Along the way, I made a pretty good chunk of money, and I learned a lot. Eventually, I sold out and moved back to Arizona, and started three newspapers there. But that’s another story for another time.

Thought For The Day – It’s better to walk alone than with a crowd going in the wrong direction.

Nick Russell

World-Famous, New York Times Best Selling Author, and All-Around Nice Guy!

  5 Responses to “Newspaper Days – How I Did It”

  1. A great story! Thank you for answering my questions I had about your early days.

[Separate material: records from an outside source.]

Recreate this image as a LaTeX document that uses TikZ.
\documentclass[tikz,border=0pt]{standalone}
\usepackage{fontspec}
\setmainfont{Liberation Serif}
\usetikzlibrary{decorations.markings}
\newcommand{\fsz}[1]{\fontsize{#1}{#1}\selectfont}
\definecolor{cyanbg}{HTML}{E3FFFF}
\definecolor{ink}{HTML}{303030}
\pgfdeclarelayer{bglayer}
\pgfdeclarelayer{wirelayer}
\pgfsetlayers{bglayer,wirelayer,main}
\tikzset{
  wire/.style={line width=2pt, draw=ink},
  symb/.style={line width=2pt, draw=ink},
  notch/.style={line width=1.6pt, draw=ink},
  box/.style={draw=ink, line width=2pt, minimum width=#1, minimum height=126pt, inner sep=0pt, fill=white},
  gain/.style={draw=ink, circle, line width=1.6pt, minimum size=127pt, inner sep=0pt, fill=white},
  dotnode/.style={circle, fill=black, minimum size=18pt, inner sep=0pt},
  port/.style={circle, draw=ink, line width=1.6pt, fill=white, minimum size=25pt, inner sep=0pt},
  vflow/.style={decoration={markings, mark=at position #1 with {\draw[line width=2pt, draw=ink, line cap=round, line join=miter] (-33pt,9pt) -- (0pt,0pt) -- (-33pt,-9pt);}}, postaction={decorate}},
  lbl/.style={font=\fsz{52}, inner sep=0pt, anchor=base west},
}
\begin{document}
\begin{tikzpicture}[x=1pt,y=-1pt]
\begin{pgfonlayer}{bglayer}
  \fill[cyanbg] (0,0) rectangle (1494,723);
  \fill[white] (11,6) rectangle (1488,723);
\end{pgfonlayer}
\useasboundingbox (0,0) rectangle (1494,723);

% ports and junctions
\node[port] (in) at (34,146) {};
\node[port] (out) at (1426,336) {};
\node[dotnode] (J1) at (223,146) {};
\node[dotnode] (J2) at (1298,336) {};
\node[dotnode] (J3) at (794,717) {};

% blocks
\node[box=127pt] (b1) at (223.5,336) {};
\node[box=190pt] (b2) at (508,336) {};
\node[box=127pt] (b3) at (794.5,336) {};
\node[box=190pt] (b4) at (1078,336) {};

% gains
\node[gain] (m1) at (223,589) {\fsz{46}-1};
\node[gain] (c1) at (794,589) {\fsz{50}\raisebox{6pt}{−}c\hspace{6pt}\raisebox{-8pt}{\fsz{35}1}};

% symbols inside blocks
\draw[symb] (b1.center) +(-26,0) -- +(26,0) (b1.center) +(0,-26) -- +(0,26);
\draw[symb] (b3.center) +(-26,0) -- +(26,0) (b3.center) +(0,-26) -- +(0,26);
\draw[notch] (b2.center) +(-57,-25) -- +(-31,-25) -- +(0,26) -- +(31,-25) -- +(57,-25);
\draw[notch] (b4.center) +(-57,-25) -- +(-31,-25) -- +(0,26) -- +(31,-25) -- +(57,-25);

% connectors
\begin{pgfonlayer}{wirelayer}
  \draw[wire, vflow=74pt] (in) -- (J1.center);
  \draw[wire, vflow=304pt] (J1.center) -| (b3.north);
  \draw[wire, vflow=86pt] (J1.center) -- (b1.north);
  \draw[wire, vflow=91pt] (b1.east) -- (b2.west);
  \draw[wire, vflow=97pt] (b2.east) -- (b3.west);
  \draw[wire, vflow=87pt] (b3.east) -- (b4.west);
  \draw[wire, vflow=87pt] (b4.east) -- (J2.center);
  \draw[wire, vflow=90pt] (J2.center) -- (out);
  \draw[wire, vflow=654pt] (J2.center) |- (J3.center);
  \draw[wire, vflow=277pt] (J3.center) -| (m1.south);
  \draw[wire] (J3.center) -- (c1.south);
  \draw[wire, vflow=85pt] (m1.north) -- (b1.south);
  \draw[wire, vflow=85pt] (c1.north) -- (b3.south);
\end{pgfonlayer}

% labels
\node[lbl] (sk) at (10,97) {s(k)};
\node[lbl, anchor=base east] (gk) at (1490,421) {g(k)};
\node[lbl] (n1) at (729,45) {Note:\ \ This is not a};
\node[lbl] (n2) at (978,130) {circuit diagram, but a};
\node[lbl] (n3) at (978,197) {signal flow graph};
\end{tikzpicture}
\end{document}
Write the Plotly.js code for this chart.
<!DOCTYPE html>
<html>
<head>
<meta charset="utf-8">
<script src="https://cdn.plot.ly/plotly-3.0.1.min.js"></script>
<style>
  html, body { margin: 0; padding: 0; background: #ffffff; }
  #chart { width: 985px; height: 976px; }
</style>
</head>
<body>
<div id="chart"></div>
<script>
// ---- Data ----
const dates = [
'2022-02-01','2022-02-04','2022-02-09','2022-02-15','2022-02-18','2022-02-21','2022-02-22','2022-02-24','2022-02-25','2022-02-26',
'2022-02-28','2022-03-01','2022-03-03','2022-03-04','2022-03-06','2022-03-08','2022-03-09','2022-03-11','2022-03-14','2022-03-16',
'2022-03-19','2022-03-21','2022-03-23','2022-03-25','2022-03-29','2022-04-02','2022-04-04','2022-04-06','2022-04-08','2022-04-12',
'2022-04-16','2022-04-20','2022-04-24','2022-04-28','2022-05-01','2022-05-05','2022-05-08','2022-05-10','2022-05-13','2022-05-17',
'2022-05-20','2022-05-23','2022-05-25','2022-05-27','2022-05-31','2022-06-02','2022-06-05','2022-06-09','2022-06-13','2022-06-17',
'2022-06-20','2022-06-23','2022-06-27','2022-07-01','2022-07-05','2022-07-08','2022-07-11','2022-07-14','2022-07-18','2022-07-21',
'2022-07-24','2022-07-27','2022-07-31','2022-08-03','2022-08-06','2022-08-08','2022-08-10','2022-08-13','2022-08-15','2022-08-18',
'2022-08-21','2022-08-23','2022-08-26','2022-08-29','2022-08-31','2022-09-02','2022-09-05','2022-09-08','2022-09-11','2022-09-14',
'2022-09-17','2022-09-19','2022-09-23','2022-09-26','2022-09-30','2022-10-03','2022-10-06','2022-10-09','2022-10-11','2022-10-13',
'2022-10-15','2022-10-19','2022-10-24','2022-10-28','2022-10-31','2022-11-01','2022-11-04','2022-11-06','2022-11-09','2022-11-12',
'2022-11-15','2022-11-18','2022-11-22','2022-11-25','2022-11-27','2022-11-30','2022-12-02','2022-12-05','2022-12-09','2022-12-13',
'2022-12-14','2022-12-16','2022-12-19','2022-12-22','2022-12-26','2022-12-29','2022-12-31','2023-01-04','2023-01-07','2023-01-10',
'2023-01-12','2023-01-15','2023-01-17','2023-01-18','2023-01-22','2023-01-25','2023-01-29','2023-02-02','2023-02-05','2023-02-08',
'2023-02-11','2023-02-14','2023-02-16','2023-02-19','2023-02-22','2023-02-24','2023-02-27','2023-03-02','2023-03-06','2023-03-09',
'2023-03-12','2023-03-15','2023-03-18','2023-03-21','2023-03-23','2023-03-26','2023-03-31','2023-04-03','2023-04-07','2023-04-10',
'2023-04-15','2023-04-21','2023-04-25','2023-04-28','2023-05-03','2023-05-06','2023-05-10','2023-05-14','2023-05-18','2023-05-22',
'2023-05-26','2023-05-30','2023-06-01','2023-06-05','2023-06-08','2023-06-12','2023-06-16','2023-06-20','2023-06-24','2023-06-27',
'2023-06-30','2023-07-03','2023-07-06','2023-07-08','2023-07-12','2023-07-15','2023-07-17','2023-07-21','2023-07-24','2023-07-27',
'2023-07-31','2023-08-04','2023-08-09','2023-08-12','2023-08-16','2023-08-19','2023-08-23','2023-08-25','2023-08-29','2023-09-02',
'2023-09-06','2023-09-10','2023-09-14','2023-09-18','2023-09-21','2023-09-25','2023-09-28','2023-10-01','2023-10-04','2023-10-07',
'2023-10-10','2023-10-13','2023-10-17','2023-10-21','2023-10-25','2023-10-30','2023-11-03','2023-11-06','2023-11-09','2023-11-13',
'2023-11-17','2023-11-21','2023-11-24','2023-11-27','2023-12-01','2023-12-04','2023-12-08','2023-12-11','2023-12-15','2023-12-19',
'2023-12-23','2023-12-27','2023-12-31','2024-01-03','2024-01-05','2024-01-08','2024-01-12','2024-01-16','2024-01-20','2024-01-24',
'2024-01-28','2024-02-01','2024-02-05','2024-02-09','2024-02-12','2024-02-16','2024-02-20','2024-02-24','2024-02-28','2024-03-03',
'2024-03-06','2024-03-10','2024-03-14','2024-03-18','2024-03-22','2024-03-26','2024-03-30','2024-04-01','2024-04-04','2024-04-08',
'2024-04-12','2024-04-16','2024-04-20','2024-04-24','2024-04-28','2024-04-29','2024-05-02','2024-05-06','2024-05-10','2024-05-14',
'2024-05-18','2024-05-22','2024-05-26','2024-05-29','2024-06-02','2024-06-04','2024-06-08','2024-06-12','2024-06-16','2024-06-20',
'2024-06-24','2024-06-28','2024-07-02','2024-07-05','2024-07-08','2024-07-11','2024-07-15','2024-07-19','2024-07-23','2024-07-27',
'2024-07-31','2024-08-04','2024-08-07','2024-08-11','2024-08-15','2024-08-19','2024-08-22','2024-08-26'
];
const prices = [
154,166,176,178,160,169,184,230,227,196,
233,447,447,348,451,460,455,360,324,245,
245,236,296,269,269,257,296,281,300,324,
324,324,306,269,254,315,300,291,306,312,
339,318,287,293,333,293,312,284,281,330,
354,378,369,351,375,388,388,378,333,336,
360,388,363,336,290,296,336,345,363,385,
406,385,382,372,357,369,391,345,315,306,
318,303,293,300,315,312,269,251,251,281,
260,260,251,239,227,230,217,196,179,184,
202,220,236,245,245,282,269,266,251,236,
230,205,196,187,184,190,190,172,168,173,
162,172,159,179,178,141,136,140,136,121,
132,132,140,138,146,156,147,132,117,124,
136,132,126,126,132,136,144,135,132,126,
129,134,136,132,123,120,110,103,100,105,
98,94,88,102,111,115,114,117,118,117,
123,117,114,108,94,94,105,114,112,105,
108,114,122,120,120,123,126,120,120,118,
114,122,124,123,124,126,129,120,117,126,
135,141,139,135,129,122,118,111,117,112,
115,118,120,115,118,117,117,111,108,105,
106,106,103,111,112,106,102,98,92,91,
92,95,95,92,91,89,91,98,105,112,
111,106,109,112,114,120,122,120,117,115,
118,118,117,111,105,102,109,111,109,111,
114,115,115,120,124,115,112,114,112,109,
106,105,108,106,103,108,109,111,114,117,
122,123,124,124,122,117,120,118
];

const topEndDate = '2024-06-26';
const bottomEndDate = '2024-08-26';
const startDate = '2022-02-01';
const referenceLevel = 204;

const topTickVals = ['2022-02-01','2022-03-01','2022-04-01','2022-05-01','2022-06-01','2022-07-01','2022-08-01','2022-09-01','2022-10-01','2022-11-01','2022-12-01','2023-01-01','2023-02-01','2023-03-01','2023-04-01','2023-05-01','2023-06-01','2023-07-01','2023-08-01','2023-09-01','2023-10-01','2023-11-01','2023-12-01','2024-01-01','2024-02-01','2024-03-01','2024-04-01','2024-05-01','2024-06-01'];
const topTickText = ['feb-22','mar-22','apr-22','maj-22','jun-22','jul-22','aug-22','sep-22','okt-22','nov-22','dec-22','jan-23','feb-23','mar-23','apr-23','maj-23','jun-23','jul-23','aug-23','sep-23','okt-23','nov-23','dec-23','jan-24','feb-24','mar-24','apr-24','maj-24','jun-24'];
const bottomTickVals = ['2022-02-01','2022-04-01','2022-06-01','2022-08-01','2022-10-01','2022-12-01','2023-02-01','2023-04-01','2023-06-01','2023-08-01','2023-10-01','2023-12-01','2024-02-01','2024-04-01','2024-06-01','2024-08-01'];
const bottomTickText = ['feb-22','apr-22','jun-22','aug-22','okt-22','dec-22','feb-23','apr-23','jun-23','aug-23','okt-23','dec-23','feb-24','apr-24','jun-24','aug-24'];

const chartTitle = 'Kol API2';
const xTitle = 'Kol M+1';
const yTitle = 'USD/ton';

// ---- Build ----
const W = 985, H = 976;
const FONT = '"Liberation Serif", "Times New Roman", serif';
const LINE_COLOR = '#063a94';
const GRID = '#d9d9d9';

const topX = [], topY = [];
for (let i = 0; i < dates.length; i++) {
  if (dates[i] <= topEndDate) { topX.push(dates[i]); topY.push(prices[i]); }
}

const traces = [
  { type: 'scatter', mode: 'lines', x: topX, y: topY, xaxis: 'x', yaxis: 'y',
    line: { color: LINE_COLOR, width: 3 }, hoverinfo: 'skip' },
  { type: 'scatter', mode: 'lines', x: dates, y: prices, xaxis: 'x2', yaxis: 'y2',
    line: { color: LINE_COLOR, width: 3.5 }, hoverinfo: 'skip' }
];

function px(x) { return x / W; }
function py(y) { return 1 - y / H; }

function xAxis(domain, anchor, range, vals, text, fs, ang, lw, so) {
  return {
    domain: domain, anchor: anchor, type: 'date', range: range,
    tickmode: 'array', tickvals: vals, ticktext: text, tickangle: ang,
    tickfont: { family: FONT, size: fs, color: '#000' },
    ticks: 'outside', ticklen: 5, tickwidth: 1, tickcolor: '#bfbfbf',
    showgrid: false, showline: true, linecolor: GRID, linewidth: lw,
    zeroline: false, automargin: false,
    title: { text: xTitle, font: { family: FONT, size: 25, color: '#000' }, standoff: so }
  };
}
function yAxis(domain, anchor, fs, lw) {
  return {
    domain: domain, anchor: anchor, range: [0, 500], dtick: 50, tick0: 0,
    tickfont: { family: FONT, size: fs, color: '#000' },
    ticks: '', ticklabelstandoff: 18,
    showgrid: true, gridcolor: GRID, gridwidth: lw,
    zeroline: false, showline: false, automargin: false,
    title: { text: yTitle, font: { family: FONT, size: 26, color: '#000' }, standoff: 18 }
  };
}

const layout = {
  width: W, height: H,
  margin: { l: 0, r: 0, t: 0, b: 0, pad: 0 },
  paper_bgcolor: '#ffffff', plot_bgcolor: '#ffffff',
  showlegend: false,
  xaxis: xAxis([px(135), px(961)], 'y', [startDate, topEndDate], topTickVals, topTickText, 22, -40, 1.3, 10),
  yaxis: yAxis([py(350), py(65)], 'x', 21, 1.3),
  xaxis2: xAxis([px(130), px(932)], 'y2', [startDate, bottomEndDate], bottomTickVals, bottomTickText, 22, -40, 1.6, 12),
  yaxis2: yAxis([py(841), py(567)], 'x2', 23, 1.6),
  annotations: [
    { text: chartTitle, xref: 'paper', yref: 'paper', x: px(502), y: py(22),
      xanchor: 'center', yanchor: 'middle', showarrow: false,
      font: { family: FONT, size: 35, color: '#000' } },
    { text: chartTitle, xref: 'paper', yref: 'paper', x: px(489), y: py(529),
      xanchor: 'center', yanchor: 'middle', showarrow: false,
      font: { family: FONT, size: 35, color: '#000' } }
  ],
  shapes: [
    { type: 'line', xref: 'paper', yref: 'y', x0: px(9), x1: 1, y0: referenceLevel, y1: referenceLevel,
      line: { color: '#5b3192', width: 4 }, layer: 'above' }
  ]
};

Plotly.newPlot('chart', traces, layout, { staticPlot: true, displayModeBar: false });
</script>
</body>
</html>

  2. Good thing that you came to your senses and got out before you went bankrupt Nick! My dad had a small town newspaper for about 10 years when i was growing up, good thing that he got out when he did! 🙂 Ed

  3. Not all the experts know what they are talking about.
    I had an industrial job that the boss nearly fired me for making a suggestion. In the end he had me training the rest of the employees.
    Be Safe and Enjoy!

    It’s about time.

  4. Congratulations on your success with newspapers! I worked for a small local newspaper in the Catskill Mountains. Low population, low income, and businesses hanging on by a thread. No car dealers for sure! Of course, the newspaper closed. What could have been done to save it? We have no source of local news at all and it is a very isolating feeling.

  5. I am a big fan of non-fiction & human interest stories. I look forward to reading every post including those documenting a very interesting and successful career in the newspaper business.
    I’m glad I stumbled upon “Gypsy Journal” Nick as its an interesting, entertaining narrative that provides a few minutes of fun everyday.
    Thank you for sharing these great stories with us.